Children who have already achieved fluency won't gain much from alphabet-level personalized books. For fluent readers, consider personalized books for newborns and early readers as gifts for younger siblings, or explore custom storybooks with more complex narratives.
Tracking the impact of personalized alphabet books doesn't require elaborate assessments. Start with simple observational data during your literacy block.
Voluntary re-reading frequency. Does the child choose to read their personalized book during free choice or independent reading time? Repeated, self-initiated reading is one of the clearest signals of intrinsic motivation. ZERO TO THREE identifies this kind of voluntary engagement as a predictor of long-term reading success 3.
Letter recognition speed. Use a standard letter identification assessment (like the PALS or DIBELS letter naming fluency screener) at the start and end of a six-week personalized book intervention. Many teachers observe that children recognize the letters from their own name first, then generalize outward.
Independent writing attempts. Watch for children spontaneously writing their name or featured letters without being asked. This shift from passive recognition to active production signals deeper encoding.

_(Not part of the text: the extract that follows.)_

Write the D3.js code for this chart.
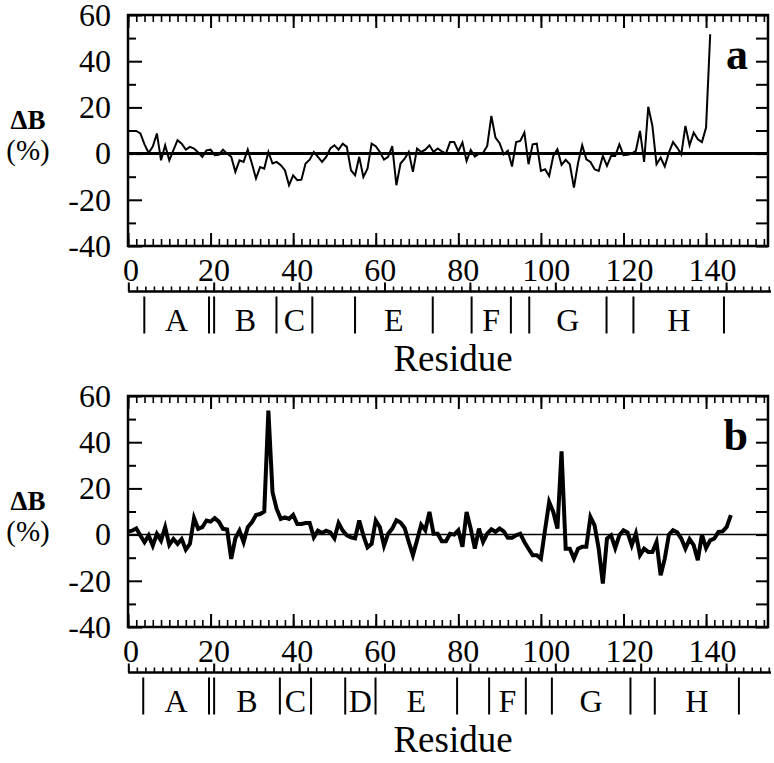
<!DOCTYPE html>
<html>
<head>
<meta charset="utf-8">
<script src="https://cdn.jsdelivr.net/npm/d3@7"></script>
<style>
  body { margin: 0; background: #fff; }
  svg { display: block; font-family: "Liberation Serif", "Times New Roman", serif; }
</style>
</head>
<body>
<svg width="774" height="763"></svg>
<script>
// delta B (%) per residue
const deltaA = [
  9.8, 9.8, 9.8, 8.7, 4, 0.3, 3, 8.7, -2.9, 3.6,
  -2.9, 1.5, 5.8, 4.3, 1.7, 2.9, 2.2, 0.5, -1.4, 1.4,
  1.7, -0.7, -0.5, 1.7, 0, -1.4, -7.9, -2.9, -3.6, 1.7,
  -4.3, -10.8, -5.8, -6.5, 0.7, -4.3, -3.6, -5, -7.2, -13.7,
  -9.4, -11.5, -11.3, -4.3, -2.6, 0.7, -1.4, -3.6, -1.4, 2.2,
  3.6, 1.7, 4.3, 2.9, -7.2, -9.4, -1.4, -10.1, -6.5, 4.3,
  3.2, 0.7, -2.6, -1.4, 3.2, -13.7, -4.3, -2.2, 0.7, -7.9,
  2.2, 0.7, 1.7, 3.6, 0.7, 2.2, 1, 0, 5, 5,
  1, 4.8, -3.2, 1.6, -1.3, 0, 0.3, 3.3, 16.3, 6.9,
  4.5, -0.3, 1.2, -5.6, 5, 5.5, 9.1, -4.6, 4, 4.3,
  -7.5, -6.8, -9.7, -1, 1.9, -4.9, -2.7, -4.6, -14.7, -4,
  3.6, -2.5, -3.6, -6.8, -7.5, -1, -5.3, -1, -1, 4,
  -0.7, -0.5, 0, 1.2, 9.8, -3.6, 20.3, 12, -4.6, -1.7,
  -5.6, 0.4, 5, 2.6, -0.3, 12, 3.6, 9.1, 6.2, 5,
  11.3, 51.7
];
const deltaB = [
  1.3, 1.7, 2.7, -0.4, -3.3, -0.4, -4.8, 0.3, -2.6, 3.2,
  -4.5, -1.9, -4, -1.9, -6.5, -4, 7.1, 2.5, 3.2, 6.1,
  5.6, 7.1, 5.6, 2.5, 2.2, -10.5, -1.6, 1.7, -3.3, 3.2,
  5.3, 8.5, 8.9, 10, 53.7, 18.3, 11.1, 6.8, 7.5, 6.8,
  8.5, 4.6, 4.6, 5, 5, -1.2, 1.7, 0.7, 1.7, 1,
  -1.6, 5, 1.7, -0.3, -1.2, -1.6, 6.1, -0.3, -5.5, -4,
  6.1, 3.2, -4.8, 0.4, 2.6, 6.2, 5.2, 2.9, -3.2, -8.9,
  -2.5, 4.3, 1.9, 9.8, 0.4, 0.4, -2.9, -2.9, 0.4, 0,
  1.9, -5.3, 9.8, 2.6, -6.1, 2.6, -3.2, 0.4, 2.3, 1.2,
  2.6, 1.4, -1.4, -1.4, -0.3, 0.4, -3.2, -6.1, -8.9, -8.9,
  -10.4, 2, 14.1, 9.8, 2.6, 36, -6.1, -6.1, -10.4, -6.1,
  -5.3, -5.3, 7.6, 4, -6.1, -21.2, -1.7, -0.3, -5.8, -0.3,
  1.9, 0.9, -4.6, 0.4, -8.9, -6.1, -7.5, -7.5, -3.2, -17.6,
  -10.4, 0, 1.9, 1, -1.7, -6.1, -2, -4.6, -11.1, 0,
  -5.8, -2.5, -1.7, 1.2, 1.4, 3.3, 8.4
];

// helix segments [start, end, name] on the residue ruler
const helicesA = [
  [3.75, 18.9, "A"], [20.1, 34.7, "B"], [34.7, 43.1, "C"], [53.1, 71.3, "E"],
  [80.4, 89.6, "F"], [93.9, 112, "G"], [118.3, 139.5, "H"]
];
const helicesB = [
  [3.5, 18.9, "A"], [20.1, 35.5, "B"], [35.5, 42.8, "C"], [50.8, 57.9, "D"],
  [57.9, 77, "E"], [84.5, 93.1, "F"], [99.2, 117.6, "G"], [123.3, 143, "H"]
];

const xTicks = [0, 20, 40, 60, 80, 100, 120, 140];
const yTicks = [-40, -20, 0, 20, 40, 60];
const yMinorTicks = [-30, -10, 10, 30, 50];
const panelNames = ["a", "b"];

const svg = d3.select("svg");
const frameH = 231;

const x = d3.scaleLinear().domain([0, 155]).range([128, 768]);
const xLab = d3.scaleLinear().domain([0, 140]).range([130.5, 712]);   // printed numbers
const xRule = d3.scaleLinear().domain([0, 150]).range([128.3, 768.8]); // residue ruler
const y = d3.scaleLinear().domain([-40, 60]).range([frameH, 0]);

function tickAxis(g, axis, w) {
  g.call(axis);
  g.select(".domain").remove();
  g.selectAll("line").attr("stroke-width", w);
}

function labelAxis(g, axis) {
  g.call(axis.tickFormat(d => String(d)));  // plain hyphen like the print
  g.attr("font-family", null).attr("font-size", null);
  g.select(".domain").remove();
  g.selectAll("text").attr("font-size", 32).attr("fill", "#000");
  return g;
}

function drawPanel(top, values, helices, name, lineW, zeroW) {
  const p = svg.append("g").attr("transform", `translate(0,${top})`);

  // frame ticks (inward)
  const every2 = d3.range(0, 156, 2);
  tickAxis(p.append("g"), d3.axisBottom(x).tickValues(every2).tickSize(7).tickFormat(""), 1.6);
  tickAxis(p.append("g"), d3.axisBottom(x).tickValues(xTicks).tickSize(13).tickFormat(""), 2);
  tickAxis(p.append("g").attr("transform", `translate(0,${frameH})`),
    d3.axisTop(x).tickValues(every2).tickSize(7).tickFormat(""), 1.6);
  tickAxis(p.append("g").attr("transform", `translate(0,${frameH})`),
    d3.axisTop(x).tickValues(xTicks).tickSize(13).tickFormat(""), 2);
  tickAxis(p.append("g").attr("transform", `translate(${x(0)},0)`),
    d3.axisRight(y).tickValues(yMinorTicks).tickSize(8).tickFormat(""), 2);
  tickAxis(p.append("g").attr("transform", `translate(${x(0)},0)`),
    d3.axisRight(y).tickValues(yTicks).tickSize(14).tickFormat(""), 2);
  tickAxis(p.append("g").attr("transform", `translate(${x.range()[1]},0)`),
    d3.axisLeft(y).tickValues(yTicks.concat(yMinorTicks)).tickSize(12).tickFormat(""), 2);

  // y labels
  labelAxis(p.append("g").attr("transform", `translate(${x(0)},0)`),
    d3.axisLeft(y).tickValues(yTicks).tickSize(0).tickPadding(17));

  // x labels
  labelAxis(p.append("g").attr("transform", `translate(0,${frameH})`),
    d3.axisBottom(xLab).tickValues(xTicks).tickSize(0).tickPadding(0))
    .selectAll("text").attr("dy", null).attr("y", 35);

  // frame
  p.append("rect")
    .attr("x", x(0)).attr("y", 0)
    .attr("width", x.range()[1] - x(0)).attr("height", frameH)
    .attr("fill", "none").attr("stroke", "#000").attr("stroke-width", 2.5);

  // zero line
  p.append("line")
    .attr("x1", x(0)).attr("x2", x.range()[1])
    .attr("y1", y(0)).attr("y2", y(0))
    .attr("stroke", "#000").attr("stroke-width", zeroW);

  // data
  p.append("path")
    .datum(values)
    .attr("fill", "none").attr("stroke", "#000")
    .attr("stroke-width", lineW).attr("stroke-linejoin", "miter")
    .attr("d", d3.line().x((d, i) => x(i)).y(d => y(d)));

  // panel tag
  p.append("text").attr("x", 748).attr("y", 54)
    .attr("text-anchor", "end").attr("font-size", 44).attr("font-weight", "bold")
    .text(name);

  // axis title
  p.append("text").attr("x", 28).attr("y", 114).attr("text-anchor", "middle")
    .attr("font-size", 27).attr("font-weight", "bold").text("ΔB");
  p.append("text").attr("x", 28).attr("y", 145).attr("text-anchor", "middle")
    .attr("font-size", 29).text("(%)");

  // residue ruler
  const rY = frameH + 45.5;
  const r = p.append("g").attr("transform", `translate(0,${rY})`);
  tickAxis(r.append("g"), d3.axisTop(xRule).tickValues(d3.range(0, 151, 2)).tickSize(5).tickFormat(""), 1.6);
  tickAxis(r.append("g"), d3.axisTop(xRule).tickValues(xTicks).tickSize(9).tickFormat(""), 2);
  r.append("line").attr("x1", xRule(0)).attr("x2", 771).attr("y1", 0).attr("y2", 0)
    .attr("stroke", "#000").attr("stroke-width", 2.5);

  const bounds = Array.from(new Set(helices.flatMap(h => [h[0], h[1]])));
  r.selectAll("line.hb").data(bounds).join("line").attr("class", "hb")
    .attr("x1", d => xRule(d)).attr("x2", d => xRule(d))
    .attr("y1", 5).attr("y2", 42)
    .attr("stroke", "#000").attr("stroke-width", 2);
  r.selectAll("text.hl").data(helices).join("text").attr("class", "hl")
    .attr("x", d => xRule((d[0] + d[1]) / 2)).attr("y", 39)
    .attr("text-anchor", "middle").attr("font-size", 32).text(d => d[2]);

  p.append("text").attr("x", 453).attr("y", frameH + 125)
    .attr("text-anchor", "middle").attr("font-size", 37).text("Residue");
}

drawPanel(15, deltaA, helicesA, panelNames[0], 2, 3);
drawPanel(396, deltaB, helicesB, panelNames[1], 4, 1.5);
</script>
</body>
</html>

Classroom participation. Note whether children who previously avoided literacy stations begin participating more willingly. Some teachers track this with a simple tally chart. Even small increases in participation compound over a semester.
Confidence and affect. Listen for changes in how children talk about reading. A child who says, "I want to read my book to Mom" has shifted from avoidance to ownership. That emotional shift often precedes measurable academic gains.
Personalized alphabet books work best as one element in a broader literacy-rich environment. Extend the personalization principle to other areas of your classroom.
Create name walls where each child's name appears alongside their photo and the letters broken apart. Use personalized word cards at writing stations, featuring vocabulary from each child's book. Incorporate name-based sorting activities where children group classmates' names by beginning sound or letter count.
Some parents find that reading a personalized story at home about letter learning helps reinforce classroom work, because children see themselves navigating the learning process successfully. This home-school connection is especially valuable for children who need extra repetition in a low-pressure environment.
The goal across all of these strategies is the same: make literacy feel personal, relevant, and safe. When children believe that reading is something they can do and something that belongs to them, engagement follows naturally.